Dona Maria inclui-se no último grupo. Mais de 70 anos e cabelos completamente brancos, há três meses que tinha pedido uma consulta marcada para as 15 horas daquele dia. Sessenta minutos antes já estava naquele edifício de três andares com as paredes interiores forradas a azulejos de casa-de-banho, mas que por fora parece igual a tantos outros desta cidade-subúrbio com mais de 70 mil habitantes. Um cartaz na sala de espera sugere: «Preserve a vida; Não se irrite».
Dona Maria não está irritada, apesar de durante meses ter tentado várias vezes marcar uma consulta para o próprio dia, ligando, como pedem os responsáveis, a partir das 9 da manhã para um dos quatro números de telefone do centro de saúde. Ao fim de 45 minutos a ouvir um toque acelerado do outro lado da linha, alguém acabava por atender o telefone.
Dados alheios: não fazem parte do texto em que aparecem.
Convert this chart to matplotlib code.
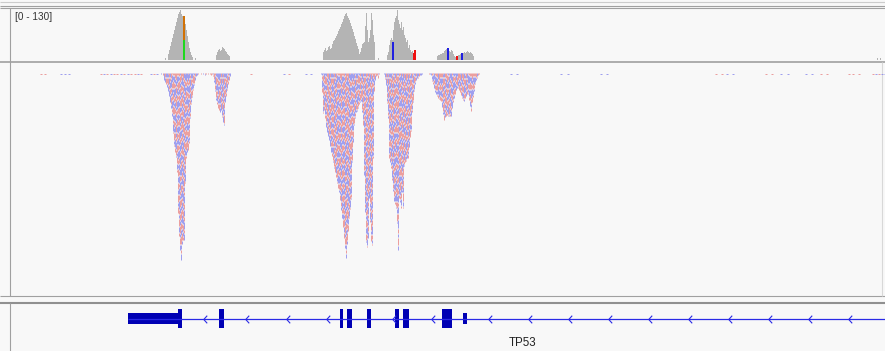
# IGV-style view of TP53: coverage track, squished reads and the gene model
import matplotlib.pyplot as plt
from matplotlib.collections import LineCollection
from matplotlib.path import Path

W, H = 885, 351  # screen columns / rows

# ---- coverage (read counts, scale 0-130), one value per screen column ----
cov1_start = 165
cov1 = [5, 0, 0, 16, 26, 36, 47, 57, 68, 78, 88, 99, 109, 120, 125, 130, 120, 114,
        114, 104, 94, 78, 62, 47, 31, 21, 13, 8, 0, 0, 5]
cov2_start = 216
cov2 = [13, 21, 26, 29, 23, 26, 34, 31, 29, 23, 21, 16, 13, 10]
cov3_start = 323
cov3 = [21, 26, 31, 23, 26, 34, 36, 29, 31, 42, 49, 52, 57, 62, 68, 75, 81, 86, 94, 99,
        107, 114, 120, 122, 114, 109, 104, 96, 88, 81, 73, 62, 55, 44, 36, 29, 16, 21,
        31, 42, 44, 47, 88, 122, 78, 47, 57, 78, 122, 104, 65, 47, 0, 0, 0, 5]
cov4_start = 387
cov4 = [13, 21, 39, 52, 57, 52, 78, 99, 109, 114, 130, 104, 94, 83, 99, 78, 86, 65, 57,
        47, 52, 31, 39, 26, 21, 23, 18, 26, 10]
cov5_start = 437
cov5 = [10, 13, 13, 16, 16, 18, 18, 23, 26, 29, 31, 26, 23, 21, 26, 23, 16, 10, 8, 10,
        8, 13, 13, 16, 18, 16, 18, 21, 18, 21, 23, 21, 18, 21, 18, 16, 10]
cov6_start = 877
cov6 = [4, 0, 0, 4]

# mismatch columns in coverage: base of the lower part, its fraction, base of the rest
mm_x = [183, 392, 413, 414, 447, 456, 461]
mm_base = ['A', 'C', 'T', 'T', 'C', 'T', 'C']
mm_frac = [0.45, 0.9, 1.0, 1.0, 1.0, 1.0, 1.0]
mm_rest = ['G', None, None, None, None, None, None]
base_colors = {'A': '#1ed81e', 'C': '#2020e0', 'G': '#d17105', 'T': '#ee1010'}

# ---- read pile depth (rows below the first row), one value per column ----
rd1_start = 160
rd1 = [2, 0, 3, 8, 10, 12, 15, 19, 24, 30, 36, 44, 60, 74, 80, 84, 100, 141, 164, 178,
       188, 172, 168, 168, 110, 86, 80, 78, 71, 45, 31, 24, 18, 12, 8, 4, 3, 2]
rd2_start = 200
rd2 = [2, 0, 2, 0, 2, 2, 0, 2, 0, 2, 3, 2, 4, 10, 18, 28, 32, 36, 38, 40,
       38, 44, 50, 53, 30, 24, 18, 12, 8, 4]
rd3_start = 320
rd3 = [2, 20, 40, 38, 46, 55, 60, 64, 68, 74, 80, 84, 90, 96, 100, 105, 110, 116, 120, 128,
       138, 146, 155, 166, 176, 186, 172, 159, 146, 136, 126, 90, 70, 53, 45, 40, 38, 36, 32, 30,
       29, 40, 53, 103, 140, 169, 174, 166, 126, 150, 169, 172, 86, 19, 8, 4, 3, 6, 2]
rd4_start = 383
rd4 = [2, 6, 13, 30, 46, 86, 90, 96, 108, 119, 129, 132, 136, 150, 178, 126, 130, 136, 120, 136,
       93, 90, 88, 86, 86, 75, 65, 59, 40, 30, 19, 12, 8, 6, 6, 4, 3, 3, 2]
rd5_start = 428
rd5 = [2, 2, 3, 8, 12, 16, 20, 22, 24, 26, 27, 28, 29, 35, 42, 48, 45, 44, 43, 43,
       44, 44, 44, 36, 30, 26, 22, 18, 16, 16, 18, 20, 23, 25, 27, 29, 26, 24, 22, 22,
       28, 34, 39, 30, 25, 19, 12, 8, 5, 3, 2]

# lone reads in the first row and their strand
sparse_x = [40, 44, 60, 64, 68, 100, 103, 106, 110, 113, 116, 120, 123, 127, 130, 134, 137,
            140, 150, 153, 156, 250, 283, 288, 305, 310, 510, 516, 560, 567, 600, 606,
            715, 721, 726, 732, 765, 771, 780, 787, 805, 811, 820, 826, 848, 852, 858,
            872, 875, 878, 881, 884]
sparse_strand = '++---+-+-++-+-++-+-+-+-+--------++--++----++++++-+--+-'[:len(sparse_x)]

# ---- gene model (TP53, minus strand) ----
gene_start, gene_end = 128, 885
utr_start = [128, 463]
utr_end = [178, 467]
exon_start = [178, 219, 340, 347, 367, 395, 403, 442]
exon_end = [182, 224, 343, 352, 371, 399, 409, 452]
arrow_x = [205, 247, 288, 328, 394, 433, 490, 530, 570, 610, 650, 690, 730, 770, 810, 850]
gene_name = 'TP53'

bg = '#f8f8f8'
frame = '#a0a0a0'
fig = plt.figure(figsize=(W / 100, H / 100), dpi=100, facecolor=bg)


def panel(top, bottom):
    ax = fig.add_axes([0, 1 - bottom / H, 1, (bottom - top) / H])
    ax.set_xlim(0, W)
    ax.axis('off')
    return ax


# frame lines, in screen pixels
ax_bg = panel(0, H)
ax_bg.set_ylim(H, 0)
ax_bg.hlines([2], 0, W, color='#cccccc', lw=0.8)
ax_bg.hlines([6, 8], 0, W, color=frame, lw=0.8)
ax_bg.hlines([61.5], 0, W, color=frame, lw=1.2)
ax_bg.hlines([296], 0, W, color=frame, lw=0.8)
ax_bg.hlines([302.5], 0, W, color='#909090', lw=1.5)
ax_bg.vlines([9.5], 8, 296, color=frame, lw=0.8)
ax_bg.vlines([9.5], 303, H, color=frame, lw=0.8)
ax_bg.vlines([881.5], 62, 296, color='#d8d8d8', lw=0.8)
ax_bg.text(15, 12, '[0 - 130]', fontsize=7.2, family='Liberation Sans',
           color='#333333', va='top', ha='left')

# coverage
ax_cov = panel(8, 61)
ax_cov.set_ylim(-2.6, 135.2)
for start, vals in [(cov1_start, cov1), (cov2_start, cov2), (cov3_start, cov3),
                    (cov4_start, cov4), (cov5_start, cov5), (cov6_start, cov6)]:
    xs = list(range(start, start + len(vals)))
    ax_cov.bar(xs, vals, width=1.0, align='edge', color='#b4b4b4', linewidth=0)
all_cov = {}
for start, vals in [(cov1_start, cov1), (cov2_start, cov2), (cov3_start, cov3),
                    (cov4_start, cov4), (cov5_start, cov5)]:
    for i, v in enumerate(vals):
        all_cov[start + i] = v
for x, b, f, r in zip(mm_x, mm_base, mm_frac, mm_rest):
    h = all_cov[x]
    ax_cov.bar([x], [h * f], width=1.6, align='edge', color=base_colors[b], linewidth=0)
    if r is not None:
        ax_cov.bar([x], [h * (1 - f)], bottom=[h * f], width=1.6, align='edge',
                   color=base_colors[r], linewidth=0)

# reads: thin vertical streaks, alternating strand colour in pieces
ax_rd = panel(62, 296)
ax_rd.set_ylim(223, -11)
pink, blue = '#e67c7c', '#7c7cea'
piece_len = [5, 8, 4, 7, 6, 9, 5, 4, 8, 6, 7]
segs, cols = [], []
for start, vals in [(rd1_start, rd1), (rd2_start, rd2), (rd3_start, rd3),
                    (rd4_start, rd4), (rd5_start, rd5)]:
    for i, d in enumerate(vals):
        col = start + i
        x = col + 0.5
        k = (col * 3) % len(piece_len)
        y = -((col * 7) % 5)          # stagger piece boundaries between columns
        flip = (col * 5) % 3 == 0
        while y < d:
            y1 = max(y, 0)
            y2 = min(y + piece_len[k % len(piece_len)], d)
            if y2 > y1:
                segs.append([(x, y1), (x, max(y2 - 0.6, y1 + 0.5))])
                cols.append(pink if (k % 2 == 0) != flip else blue)
            y += piece_len[k % len(piece_len)]
            k += 1
for x, s in zip(sparse_x, sparse_strand):
    segs.append([(x, 0.5), (x + 2, 0.5)])
    cols.append(pink if s == '+' else blue)
ax_rd.add_collection(LineCollection(segs, colors=cols, linewidths=0.6, alpha=0.85))

# gene track
ax_g = panel(303, H)
ax_g.set_ylim(48, 0)
yc = 15.5
line_col, exon_col = '#2a2ae6', '#0000b4'
ax_g.hlines([yc], gene_start, gene_end, color=line_col, lw=0.9)
chevron = Path([(0.45, 1), (-0.45, 0), (0.45, -1)], [Path.MOVETO, Path.LINETO, Path.LINETO])
ax_g.plot(arrow_x, [yc] * len(arrow_x), linestyle='none', marker=chevron,
          markersize=5.5, markerfacecolor='none', markeredgecolor=line_col,
          markeredgewidth=0.8)
ax_g.bar(utr_start, 11, bottom=yc - 5.5,
         width=[e - s for s, e in zip(utr_start, utr_end)], align='edge',
         color=exon_col, linewidth=0)
ax_g.bar(exon_start, 19, bottom=yc - 9.5,
         width=[e - s for s, e in zip(exon_start, exon_end)], align='edge',
         color=exon_col, linewidth=0)
ax_g.text(523, 40, gene_name, fontsize=8.3, family='Liberation Sans',
          color='#222222', ha='center', va='center')

fig.savefig('out.png', dpi=100, facecolor=bg)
E a resposta era sempre a mesma: «Já não há vagas».
Mas a médica é «muito boa», garante a septuagenária: «passa as receitas sem data e não preciso de vir cá tantas vezes», contínua D. Maria, para explicar logo de seguida que já lhe tiraram um peito e agora espera que lhe tirem o outro. Antes da hora marcada, as colunas dizem o seu nome. A consulta é interrompida várias vezes por colegas que entram de rompante no consultório a perguntar como correram as férias da médica.
Vinte minutos depois, D. Maria sai e volta para o balcão de atendimento do centro de saúde. Nas mãos, um molho interminável de receitas para carimbar. À sua frente, o caos de velhos, velhas e algumas mães, à procura das senhas numeradas de atendimento que entretanto se esgotaram.